The Causal Closure of the Physical states that every physical event has a sufficient physical cause among prior physical events. If true, this principle constrains how non-physical properties (like mental properties) can causally affect a physical world, generating constraints on the mind-body problem.
You already understand causation — the relation that connects events such that one brings about another — and you've encountered mental causation: the question of how mental states like beliefs, desires, and intentions can cause physical actions. The causal closure of the physical is a claim about the completeness of the physical causal order: every physical event that has a cause at all has a sufficient physical cause among prior physical events. Put simply, physics never needs to reach outside of physics to explain any physical outcome.
This principle seems plausible given the success of the physical sciences, but it creates a serious problem for any view that takes mental states to be non-physical. If your decision to raise your arm (a mental event) causes your arm to rise (a physical event), and if the arm-rising already has a sufficient physical cause in nerve firings and muscular contractions, then what causal work is the mental decision doing? This is the exclusion problem: if a physical effect already has a sufficient physical cause, any additional mental cause appears redundant — epiphenomenal, present but causally idle, like the shadow of a moving object that neither helps nor hinders the motion.
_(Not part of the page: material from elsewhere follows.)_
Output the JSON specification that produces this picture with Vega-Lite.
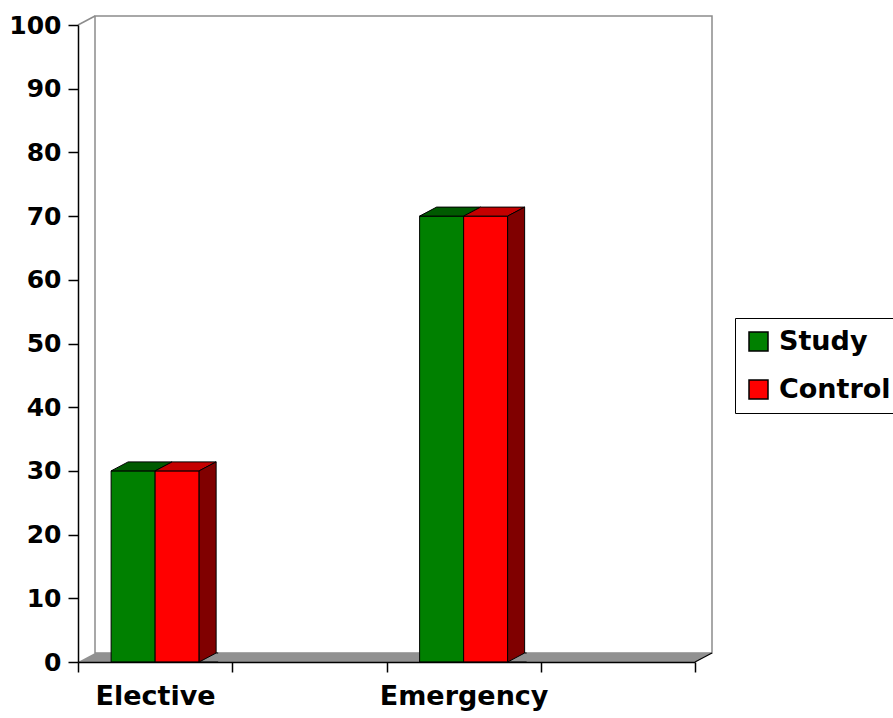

The exclusion problem forces a choice among several positions. Epiphenomenalism accepts causal closure and concludes that mental states cause nothing — they are effects of physical processes but have no downstream causal power. This preserves closure but makes a counterintuitive claim: your pain does not cause you to wince; the pain and the wince are both effects of the same underlying neural events. Eliminativism goes further: if mental states have no causal role, they may simply be a folk-psychological fiction, eventually to be replaced by purely physical descriptions. Type identity theory avoids the problem by identifying mental properties with physical properties — your pain *just is* a pattern of neural activity. If the mental and physical are identical, there is no exclusion: the mental cause and the physical cause are one and the same.
Causal closure also pressures property dualism, the view that mental properties are distinct from physical properties even if mental events depend on physical events. If mental properties are distinct, how can they be causally relevant without violating closure? This is one reason some philosophers prefer to formulate the issue in terms of properties and causal relevance rather than events and causation. The depth of the exclusion problem — and the difficulty of every proposed solution — is why causal closure occupies a central place in the metaphysics of mind.